### [Work to do]
Leaving out the pictures, retype the lines from the beginning of the listing through the line containing "smokeping: last 3".

### [Data extract]
--------------------------------------------------

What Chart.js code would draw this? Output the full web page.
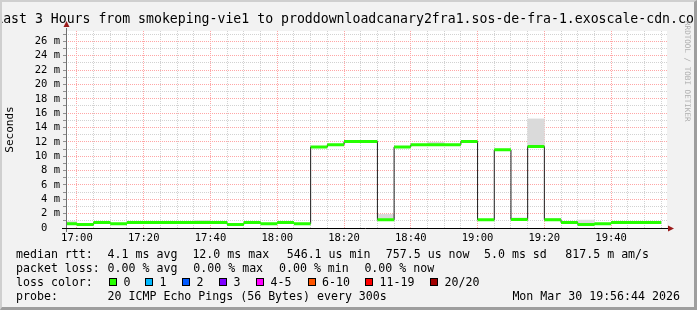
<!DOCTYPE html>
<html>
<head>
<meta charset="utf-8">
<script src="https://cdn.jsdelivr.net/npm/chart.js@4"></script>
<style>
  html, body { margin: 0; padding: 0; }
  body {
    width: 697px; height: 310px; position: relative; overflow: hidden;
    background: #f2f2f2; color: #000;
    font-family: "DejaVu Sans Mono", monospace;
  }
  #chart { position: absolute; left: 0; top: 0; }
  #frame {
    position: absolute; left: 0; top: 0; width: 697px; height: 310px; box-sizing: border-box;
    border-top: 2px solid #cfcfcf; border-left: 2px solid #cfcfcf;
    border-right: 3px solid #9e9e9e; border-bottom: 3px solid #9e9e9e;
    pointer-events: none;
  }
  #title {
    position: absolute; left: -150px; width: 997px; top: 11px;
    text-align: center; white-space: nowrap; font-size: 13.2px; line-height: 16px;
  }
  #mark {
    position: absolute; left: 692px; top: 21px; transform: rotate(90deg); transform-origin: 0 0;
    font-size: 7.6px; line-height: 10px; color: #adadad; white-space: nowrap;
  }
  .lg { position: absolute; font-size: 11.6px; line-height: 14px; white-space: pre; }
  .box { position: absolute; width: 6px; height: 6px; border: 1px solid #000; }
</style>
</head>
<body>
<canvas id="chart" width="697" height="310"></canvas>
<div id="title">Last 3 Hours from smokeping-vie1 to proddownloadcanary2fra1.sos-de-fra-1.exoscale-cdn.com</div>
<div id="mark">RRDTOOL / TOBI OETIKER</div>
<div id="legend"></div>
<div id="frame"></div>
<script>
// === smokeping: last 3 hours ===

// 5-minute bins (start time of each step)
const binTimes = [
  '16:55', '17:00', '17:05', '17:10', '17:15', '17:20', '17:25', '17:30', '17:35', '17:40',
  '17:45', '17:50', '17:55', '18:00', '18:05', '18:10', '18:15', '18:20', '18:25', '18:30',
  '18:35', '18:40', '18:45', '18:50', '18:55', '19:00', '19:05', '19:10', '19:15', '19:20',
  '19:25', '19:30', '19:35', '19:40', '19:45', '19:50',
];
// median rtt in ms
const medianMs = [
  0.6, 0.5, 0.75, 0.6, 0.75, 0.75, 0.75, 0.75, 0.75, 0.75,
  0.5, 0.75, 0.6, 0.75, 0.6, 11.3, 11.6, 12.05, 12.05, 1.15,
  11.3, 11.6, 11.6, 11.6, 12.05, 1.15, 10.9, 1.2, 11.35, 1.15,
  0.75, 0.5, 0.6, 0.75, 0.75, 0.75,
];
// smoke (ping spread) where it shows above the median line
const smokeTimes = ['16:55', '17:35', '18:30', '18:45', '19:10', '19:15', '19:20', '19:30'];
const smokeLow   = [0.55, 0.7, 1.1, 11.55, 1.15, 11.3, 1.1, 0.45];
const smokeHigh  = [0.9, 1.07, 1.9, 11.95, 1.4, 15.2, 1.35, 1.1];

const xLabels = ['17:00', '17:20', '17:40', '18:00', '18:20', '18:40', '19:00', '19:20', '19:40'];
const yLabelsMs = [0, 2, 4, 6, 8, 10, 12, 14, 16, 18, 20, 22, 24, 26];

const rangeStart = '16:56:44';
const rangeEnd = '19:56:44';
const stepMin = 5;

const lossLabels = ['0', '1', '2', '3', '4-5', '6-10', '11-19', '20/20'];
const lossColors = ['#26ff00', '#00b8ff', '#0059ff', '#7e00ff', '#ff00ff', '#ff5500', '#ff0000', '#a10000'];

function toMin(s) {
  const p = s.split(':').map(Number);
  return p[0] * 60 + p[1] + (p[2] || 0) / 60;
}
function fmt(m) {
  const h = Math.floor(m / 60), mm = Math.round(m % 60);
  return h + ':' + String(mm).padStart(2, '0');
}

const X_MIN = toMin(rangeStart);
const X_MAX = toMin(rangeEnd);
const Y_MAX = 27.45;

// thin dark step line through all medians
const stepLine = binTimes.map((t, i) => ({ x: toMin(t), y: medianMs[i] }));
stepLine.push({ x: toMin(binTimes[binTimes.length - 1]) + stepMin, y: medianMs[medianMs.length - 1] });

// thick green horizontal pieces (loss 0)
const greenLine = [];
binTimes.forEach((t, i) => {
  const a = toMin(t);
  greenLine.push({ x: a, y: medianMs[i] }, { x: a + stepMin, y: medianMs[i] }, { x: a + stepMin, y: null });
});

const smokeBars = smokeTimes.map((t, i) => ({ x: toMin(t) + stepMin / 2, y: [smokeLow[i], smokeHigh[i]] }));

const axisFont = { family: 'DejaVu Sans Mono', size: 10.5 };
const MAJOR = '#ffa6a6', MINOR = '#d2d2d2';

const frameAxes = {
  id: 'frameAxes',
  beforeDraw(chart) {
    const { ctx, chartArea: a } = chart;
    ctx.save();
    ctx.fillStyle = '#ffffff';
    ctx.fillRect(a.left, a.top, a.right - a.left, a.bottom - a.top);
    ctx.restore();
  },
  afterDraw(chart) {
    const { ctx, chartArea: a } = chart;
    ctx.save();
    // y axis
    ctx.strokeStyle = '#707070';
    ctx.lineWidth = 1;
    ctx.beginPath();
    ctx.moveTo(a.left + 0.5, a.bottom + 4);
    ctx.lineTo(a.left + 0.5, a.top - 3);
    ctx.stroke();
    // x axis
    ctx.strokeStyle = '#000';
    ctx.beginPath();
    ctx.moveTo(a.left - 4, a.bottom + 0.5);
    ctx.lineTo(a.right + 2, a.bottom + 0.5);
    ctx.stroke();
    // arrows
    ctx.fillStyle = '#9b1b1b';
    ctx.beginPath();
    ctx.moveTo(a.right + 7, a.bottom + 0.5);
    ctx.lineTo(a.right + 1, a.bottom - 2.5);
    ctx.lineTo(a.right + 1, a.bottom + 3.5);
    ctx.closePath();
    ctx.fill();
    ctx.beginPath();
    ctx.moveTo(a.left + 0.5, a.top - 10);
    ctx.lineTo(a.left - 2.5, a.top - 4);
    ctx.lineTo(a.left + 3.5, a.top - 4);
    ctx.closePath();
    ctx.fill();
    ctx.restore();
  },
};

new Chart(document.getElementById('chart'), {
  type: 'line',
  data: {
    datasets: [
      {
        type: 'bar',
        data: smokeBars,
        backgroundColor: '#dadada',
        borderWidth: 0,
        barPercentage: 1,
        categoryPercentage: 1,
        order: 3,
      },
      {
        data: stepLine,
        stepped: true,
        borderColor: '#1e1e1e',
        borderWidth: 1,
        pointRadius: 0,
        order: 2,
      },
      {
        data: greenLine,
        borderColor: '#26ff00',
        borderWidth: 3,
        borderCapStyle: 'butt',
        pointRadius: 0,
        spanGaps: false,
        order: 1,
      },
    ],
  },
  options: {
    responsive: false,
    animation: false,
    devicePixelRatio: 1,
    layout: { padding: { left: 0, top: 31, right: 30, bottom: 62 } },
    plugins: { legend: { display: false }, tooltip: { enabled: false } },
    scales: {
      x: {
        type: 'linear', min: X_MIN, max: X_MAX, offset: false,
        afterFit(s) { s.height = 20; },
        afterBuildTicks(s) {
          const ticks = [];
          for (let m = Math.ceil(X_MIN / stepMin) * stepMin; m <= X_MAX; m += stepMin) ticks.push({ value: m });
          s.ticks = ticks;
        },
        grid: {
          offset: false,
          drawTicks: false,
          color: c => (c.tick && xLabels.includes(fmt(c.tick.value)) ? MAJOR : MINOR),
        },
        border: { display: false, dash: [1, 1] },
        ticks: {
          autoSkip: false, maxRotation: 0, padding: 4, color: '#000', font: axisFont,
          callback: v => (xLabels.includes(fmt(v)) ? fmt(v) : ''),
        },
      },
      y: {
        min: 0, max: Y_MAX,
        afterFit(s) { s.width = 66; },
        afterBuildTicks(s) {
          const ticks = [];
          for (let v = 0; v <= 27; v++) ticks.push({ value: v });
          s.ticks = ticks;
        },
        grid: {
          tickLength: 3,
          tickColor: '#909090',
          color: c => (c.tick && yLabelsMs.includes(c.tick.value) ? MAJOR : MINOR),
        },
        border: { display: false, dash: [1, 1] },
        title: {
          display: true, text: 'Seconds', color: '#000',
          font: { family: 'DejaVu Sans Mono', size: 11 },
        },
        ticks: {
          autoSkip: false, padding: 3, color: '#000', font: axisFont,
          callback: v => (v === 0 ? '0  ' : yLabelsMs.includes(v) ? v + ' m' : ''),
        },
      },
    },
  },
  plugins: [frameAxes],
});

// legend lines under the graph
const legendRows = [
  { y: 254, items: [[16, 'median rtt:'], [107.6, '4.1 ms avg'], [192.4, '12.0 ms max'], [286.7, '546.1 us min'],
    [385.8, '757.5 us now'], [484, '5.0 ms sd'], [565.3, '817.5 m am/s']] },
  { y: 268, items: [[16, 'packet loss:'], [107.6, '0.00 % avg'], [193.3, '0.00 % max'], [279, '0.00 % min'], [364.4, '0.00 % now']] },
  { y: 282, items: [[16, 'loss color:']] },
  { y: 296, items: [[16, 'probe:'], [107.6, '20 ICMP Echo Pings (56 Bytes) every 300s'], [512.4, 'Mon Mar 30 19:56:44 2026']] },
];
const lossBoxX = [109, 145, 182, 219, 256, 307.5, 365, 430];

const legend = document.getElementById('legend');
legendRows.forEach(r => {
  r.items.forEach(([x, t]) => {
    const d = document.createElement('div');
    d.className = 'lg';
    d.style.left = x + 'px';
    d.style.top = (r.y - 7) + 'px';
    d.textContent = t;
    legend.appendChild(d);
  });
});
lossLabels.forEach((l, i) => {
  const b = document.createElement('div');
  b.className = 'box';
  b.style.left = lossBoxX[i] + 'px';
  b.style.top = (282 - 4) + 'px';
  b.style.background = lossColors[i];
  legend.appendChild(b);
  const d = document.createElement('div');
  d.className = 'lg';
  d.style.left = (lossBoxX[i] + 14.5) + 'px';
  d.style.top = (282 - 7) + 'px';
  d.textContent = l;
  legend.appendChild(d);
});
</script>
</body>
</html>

--------------------------------------------------

### [Response for this exercise]
What Chart.js code would draw this? Output the full web page.
<!DOCTYPE html>
<html>
<head>
<meta charset="utf-8">
<script src="https://cdn.jsdelivr.net/npm/chart.js@4"></script>
<style>
  html, body { margin: 0; padding: 0; }
  body {
    width: 697px; height: 310px; position: relative; overflow: hidden;
    background: #f2f2f2; color: #000;
    font-family: "DejaVu Sans Mono", monospace;
  }
  #chart { position: absolute; left: 0; top: 0; }
  #frame {
    position: absolute; left: 0; top: 0; width: 697px; height: 310px; box-sizing: border-box;
    border-top: 2px solid #cfcfcf; border-left: 2px solid #cfcfcf;
    border-right: 3px solid #9e9e9e; border-bottom: 3px solid #9e9e9e;
    pointer-events: none;
  }
  #title {
    position: absolute; left: -150px; width: 997px; top: 11px;
    text-align: center; white-space: nowrap; font-size: 13.2px; line-height: 16px;
  }
  #mark {
    position: absolute; left: 692px; top: 21px; transform: rotate(90deg); transform-origin: 0 0;
    font-size: 7.6px; line-height: 10px; color: #adadad; white-space: nowrap;
  }
  .lg { position: absolute; font-size: 11.6px; line-height: 14px; white-space: pre; }
  .box { position: absolute; width: 6px; height: 6px; border: 1px solid #000; }
</style>
</head>
<body>
<canvas id="chart" width="697" height="310"></canvas>
<div id="title">Last 3 Hours from smokeping-vie1 to proddownloadcanary2fra1.sos-de-fra-1.exoscale-cdn.com</div>
<div id="mark">RRDTOOL / TOBI OETIKER</div>
<div id="legend"></div>
<div id="frame"></div>
<script>
// === smokeping: last 3 hours ===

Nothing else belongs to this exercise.